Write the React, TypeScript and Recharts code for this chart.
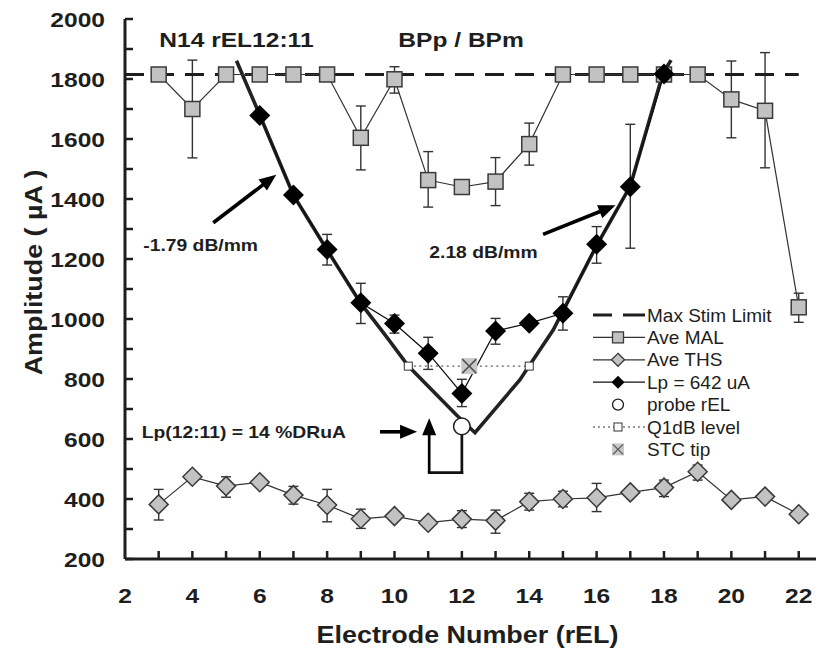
import React from 'react';
import { ComposedChart, Scatter, XAxis, YAxis, ErrorBar, ReferenceLine, Legend } from 'recharts';

// ---------- data ----------
const electrodes = [3, 4, 5, 6, 7, 8, 9, 10, 11, 12, 13, 14, 15, 16, 17, 18, 19, 20, 21, 22];
const malValues = [1815, 1700, 1815, 1815, 1815, 1815, 1604, 1799, 1463, 1440, 1458, 1583, 1815, 1815, 1815, 1815, 1815, 1732, 1694, 1039];
const malErr: (number[] | null)[] = [null, [163, 163], null, null, null, null, [107, 106], [46, 42], [90, 95], null, [80, 80], [70, 70], null, null, null, null, null, [128, 128], [190, 194], [50, 47]];
const thsValues = [382, 474, 443, 456, 413, 380, 334, 343, 321, 333, 328, 391, 400, 404, 422, 438, 491, 397, 408, 349];
const thsErr: (number[] | null)[] = [[52, 50], null, [37, 31], null, [30, 29], [56, 52], [32, 32], null, null, [28, 28], [42, 35], [28, 28], [26, 26], [46, 48], null, [30, 25], [28, 22], null, null, null];
const lpElectrodes = [6, 7, 8, 9, 10, 11, 12, 13, 14, 15, 16, 17, 18];
const lpValues = [1678, 1413, 1232, 1054, 985, 886, 752, 960, 986, 1019, 1249, 1441, 1817];
const lpErr: (number[] | null)[] = [null, null, [52, 50], [69, 65], [32, 28], [54, 53], [44, 47], [44, 42], null, [56, 55], [63, 59], [205, 208], null];
const vCurveX = [5.31, 6, 7, 8, 9, 9.76, 10.41, 11.84, 12.39, 13.72, 14, 14.71, 16, 17, 17.97, 18.21];
const vCurveY = [1861, 1680, 1413, 1230, 1052, 941, 843, 680, 621, 797, 844, 963, 1245, 1443, 1819, 1863];
const maxStimLimit = 1815;
const maxStimX = [2, 22];
const q1dbX = [10.41, 14];
const q1dbLevel = 843;
const stcTip = [{ x: 12.22, y: 843 }];
const probe = [{ x: 12, y: 642 }];
const bracketPath = [{ x: 12, y: 617 }, { x: 12, y: 488 }, { x: 11.03, y: 488 }];
const arrows = [
  { from: { x: 4.62, y: 1321 }, to: { x: 6.49, y: 1481 }, w: 3.6 },
  { from: { x: 14.41, y: 1282 }, to: { x: 16.56, y: 1379 }, w: 3.6 },
  { from: { x: 9.57, y: 624 }, to: { x: 10.67, y: 624 }, w: 3.6 },
  { from: { x: 11.03, y: 488 }, to: { x: 11.03, y: 669 }, w: 2.7 },
];
const xTicks = [2, 3, 4, 5, 6, 7, 8, 9, 10, 11, 12, 13, 14, 15, 16, 17, 18, 19, 20, 21, 22];
const yTicks = [200, 300, 400, 500, 600, 700, 800, 900, 1000, 1100, 1200, 1300, 1400, 1500, 1600, 1700, 1800, 1900, 2000];
const legendLabels = ['Max Stim Limit', 'Ave MAL', 'Ave THS', 'Lp = 642 uA', 'probe rEL', 'Q1dB level', 'STC tip'];

const malData = electrodes.map((x, i) => ({ x, y: malValues[i], err: malErr[i] }));
const thsData = electrodes.map((x, i) => ({ x, y: thsValues[i], err: thsErr[i] }));
const lpData = lpElectrodes.map((x, i) => ({ x, y: lpValues[i], err: lpErr[i] }));
const vData = vCurveX.map((x, i) => ({ x, y: vCurveY[i] }));
const maxData = maxStimX.map((x) => ({ x, y: maxStimLimit }));
const q1Data = q1dbX.map((x) => ({ x, y: q1dbLevel }));

// ---------- styles ----------
const FONT = '"Liberation Sans", Arial, Helvetica, sans-serif';
const INK = '#1e1e1e';
const GRAY = '#c2c2c2';
const EDGE = '#3a3a3a';
const SX = 1.17;

const None = () => <g />;
const Square = (p: any) => (
  <rect x={p.cx - 7.5} y={p.cy - 7.5} width={15} height={15} fill={GRAY} stroke={EDGE} strokeWidth={1.5} />
);
const GrayDiamond = (p: any) => (
  <polygon points={`${p.cx},${p.cy - 9.5} ${p.cx + 9.5},${p.cy} ${p.cx},${p.cy + 9.5} ${p.cx - 9.5},${p.cy}`} fill={GRAY} stroke={EDGE} strokeWidth={1.5} />
);
const BlackDiamond = (p: any) => (
  <polygon points={`${p.cx},${p.cy - 10.5} ${p.cx + 10.5},${p.cy} ${p.cx},${p.cy + 10.5} ${p.cx - 10.5},${p.cy}`} fill="#000" />
);
const OpenSquare = (p: any) => (
  <rect x={p.cx - 4} y={p.cy - 4} width={8} height={8} fill="#fff" stroke="#333" strokeWidth={1} />
);
const StcShape = (p: any) => (
  <g>
    <rect x={p.cx - 8} y={p.cy - 8} width={16} height={16} fill="#c8c8c8" />
    <line x1={p.cx - 7} y1={p.cy - 7} x2={p.cx + 7} y2={p.cy + 7} stroke="#555" strokeWidth={1.5} />
    <line x1={p.cx - 7} y1={p.cy + 7} x2={p.cx + 7} y2={p.cy - 7} stroke="#555" strokeWidth={1.5} />
  </g>
);
const ProbeShape = (p: any) => <circle cx={p.cx} cy={p.cy} r={8.3} fill="#fff" stroke={INK} strokeWidth={1.5} />;

const makeArrow = (w: number) => (p: any) => {
  const { x1, y1, x2, y2 } = p;
  const a = Math.atan2(y2 - y1, x2 - x1);
  const L = 17;
  const H = 7;
  const c = Math.cos(a);
  const s = Math.sin(a);
  const bx = x2 - L * c;
  const by = y2 - L * s;
  return (
    <g>
      <line x1={x1} y1={y1} x2={bx + c} y2={by + s} stroke="#000" strokeWidth={w} />
      <polygon points={`${x2},${y2} ${bx - H * s},${by + H * c} ${bx + H * s},${by - H * c}`} fill="#000" />
    </g>
  );
};
const plainLine = (p: any) => (
  <line x1={p.x1} y1={p.y1} x2={p.x2} y2={p.y2} stroke="#111" strokeWidth={2.7} strokeLinecap="square" />
);

const YTick = (p: any) => {
  const { x, y, payload } = p;
  const v = payload.value;
  const axisX = x + 20;
  return (
    <g>
      <line x1={axisX} y1={y} x2={axisX + 8} y2={y} stroke={INK} strokeWidth={2.5} />
      {v % 200 === 0 && (
        <text transform={`translate(${x},${y}) scale(${SX},1)`} textAnchor="end" dy="0.36em" fontFamily={FONT} fontWeight="bold" fontSize={21} fill={INK}>
          {v}
        </text>
      )}
    </g>
  );
};
const XTick = (p: any) => {
  const { x, y, payload } = p;
  const v = payload.value;
  return (
    <g>
      {v > 2 && <line x1={x} y1={y} x2={x} y2={y - 8} stroke={INK} strokeWidth={2.5} />}
      {v % 2 === 0 && (
        <text transform={`translate(${x},${y + 44}) scale(${SX},1)`} textAnchor="middle" fontFamily={FONT} fontWeight="bold" fontSize={21} fill={INK}>
          {v}
        </text>
      )}
    </g>
  );
};

const BoldText = ({ x, y, size, children, anchor = 'start', rotate = 0 }: any) => (
  <text transform={`translate(${x},${y}) rotate(${rotate}) scale(${SX},1)`} textAnchor={anchor} fontFamily={FONT} fontWeight="bold" fontSize={size} fill={INK}>
    {children}
  </text>
);

const Annotations = () => (
  <g>
    <BoldText x={151.3} y={38.7} size={21}>N14 rEL12:11</BoldText>
    <BoldText x={390.3} y={38.7} size={21}>BPp / BPm</BoldText>
    <BoldText x={135.3} y={242.7} size={16.5}>-1.79 dB/mm</BoldText>
    <BoldText x={421.3} y={249.7} size={16.5}>2.18 dB/mm</BoldText>
    <BoldText x={133.7} y={430.3} size={16.5}>Lp(12:11) = 14 %DRuA</BoldText>
    <BoldText x={459.5} y={635} size={23} anchor="middle">Electrode Number (rEL)</BoldText>
    <BoldText x={33.5} y={264.5} size={23} anchor="middle" rotate={-90}>Amplitude ( µA )</BoldText>
  </g>
);

const LegendBox = () => {
  const rowY = (i: number) => 15 + i * 22.4;
  const mx = 28;
  return (
    <svg width={230} height={165} style={{ display: 'block', overflow: 'visible' }}>
      {legendLabels.map((label, i) => {
        const y = rowY(i);
        let mark: React.ReactNode = null;
        if (i === 0) {
          mark = (
            <g>
              <line x1={3} y1={y} x2={22} y2={y} stroke={INK} strokeWidth={3} />
              <line x1={33} y1={y} x2={55} y2={y} stroke={INK} strokeWidth={3} />
            </g>
          );
        } else if (i === 1) {
          mark = (
            <g>
              <line x1={3} y1={y} x2={55} y2={y} stroke="#333" strokeWidth={1.2} />
              <rect x={mx - 5.5} y={y - 5.5} width={11} height={11} fill={GRAY} stroke={EDGE} strokeWidth={1.3} />
            </g>
          );
        } else if (i === 2) {
          mark = (
            <g>
              <line x1={3} y1={y} x2={55} y2={y} stroke="#333" strokeWidth={1.2} />
              <polygon points={`${mx},${y - 6.5} ${mx + 6.5},${y} ${mx},${y + 6.5} ${mx - 6.5},${y}`} fill={GRAY} stroke={EDGE} strokeWidth={1.3} />
            </g>
          );
        } else if (i === 3) {
          mark = (
            <g>
              <line x1={3} y1={y} x2={55} y2={y} stroke="#111" strokeWidth={1.2} />
              <polygon points={`${mx},${y - 6.5} ${mx + 6.5},${y} ${mx},${y + 6.5} ${mx - 6.5},${y}`} fill="#000" />
            </g>
          );
        } else if (i === 4) {
          mark = <circle cx={mx} cy={y} r={5.5} fill="#fff" stroke={INK} strokeWidth={1.3} />;
        } else if (i === 5) {
          mark = (
            <g>
              <line x1={3} y1={y} x2={55} y2={y} stroke="#333" strokeWidth={1} strokeDasharray="2 3" />
              <rect x={mx - 4} y={y - 4} width={8} height={8} fill="#fff" stroke="#333" strokeWidth={1} />
            </g>
          );
        } else {
          mark = (
            <g>
              <rect x={mx - 6} y={y - 6} width={12} height={12} fill="#c8c8c8" />
              <line x1={mx - 5} y1={y - 5} x2={mx + 5} y2={y + 5} stroke="#555" strokeWidth={1.3} />
              <line x1={mx - 5} y1={y + 5} x2={mx + 5} y2={y - 5} stroke="#555" strokeWidth={1.3} />
            </g>
          );
        }
        return (
          <g key={label}>
            {mark}
            <text x={57} y={y} dy="0.35em" fontFamily={FONT} fontSize={19} fill={INK}>
              {label}
            </text>
          </g>
        );
      })}
    </svg>
  );
};

export default function App() {
  return (
    <div style={{ width: 816, height: 646, background: '#fff' }}>
      <ComposedChart width={816} height={646} margin={{ top: 11, right: 0, bottom: 0, left: 0 }}>
        <XAxis
          type="number"
          dataKey="x"
          domain={[2, 22.75]}
          ticks={xTicks}
          interval={0}
          allowDataOverflow
          height={95}
          tickSize={0}
          tickMargin={0}
          tick={<XTick />}
          axisLine={{ stroke: INK, strokeWidth: 3 }}
          tickLine={false}
        />
        <YAxis
          type="number"
          dataKey="y"
          domain={[200, 2000]}
          ticks={yTicks}
          interval={0}
          allowDataOverflow
          width={117}
          tickSize={0}
          tickMargin={20}
          tick={<YTick />}
          axisLine={{ stroke: INK, strokeWidth: 3 }}
          tickLine={false}
        />
        <Scatter data={maxData} shape={None} line={{ stroke: INK, strokeWidth: 3, strokeDasharray: '19 11' }} isAnimationActive={false} />
        <Scatter data={vData} shape={None} line={{ stroke: '#222', strokeWidth: 3.6 }} isAnimationActive={false} />
        <Scatter data={malData} shape={Square} line={{ stroke: '#333', strokeWidth: 1.2 }} isAnimationActive={false}>
          <ErrorBar dataKey="err" direction="y" width={5} stroke="#333" strokeWidth={1.4} />
        </Scatter>
        <Scatter data={thsData} shape={GrayDiamond} line={{ stroke: '#333', strokeWidth: 1.2 }} isAnimationActive={false}>
          <ErrorBar dataKey="err" direction="y" width={5} stroke="#333" strokeWidth={1.4} />
        </Scatter>
        <Scatter data={lpData} shape={BlackDiamond} line={{ stroke: '#111', strokeWidth: 1.3 }} isAnimationActive={false}>
          <ErrorBar dataKey="err" direction="y" width={5} stroke="#333" strokeWidth={1.4} />
        </Scatter>
        <Scatter data={q1Data} shape={OpenSquare} line={{ stroke: '#333', strokeWidth: 1, strokeDasharray: '2 3.5' }} isAnimationActive={false} />
        <Scatter data={stcTip} shape={StcShape} isAnimationActive={false} />
        <ReferenceLine segment={[bracketPath[0], bracketPath[1]]} shape={plainLine} />
        <ReferenceLine segment={[bracketPath[1], bracketPath[2]]} shape={plainLine} />
        {arrows.map((a, i) => (
          <ReferenceLine key={i} segment={[a.from, a.to]} shape={makeArrow(a.w)} />
        ))}
        <Scatter data={probe} shape={ProbeShape} isAnimationActive={false} />
        <Legend
          layout="vertical"
          align="center"
          verticalAlign="middle"
          content={() => <LegendBox />}
          wrapperStyle={{ left: 582, top: 292, width: 230 }}
        />
        <Annotations />
      </ComposedChart>
    </div>
  );
}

§ **Given task**: Return nothing but the lines running from the start of the data to the line with "ErrorBar, ReferenceLine, Legend", please, both ends included and no pictures.

§ **Solution**:
Write the React, TypeScript and Recharts code for this chart.
import React from 'react';
import { ComposedChart, Scatter, XAxis, YAxis, ErrorBar, ReferenceLine, Legend } from 'recharts';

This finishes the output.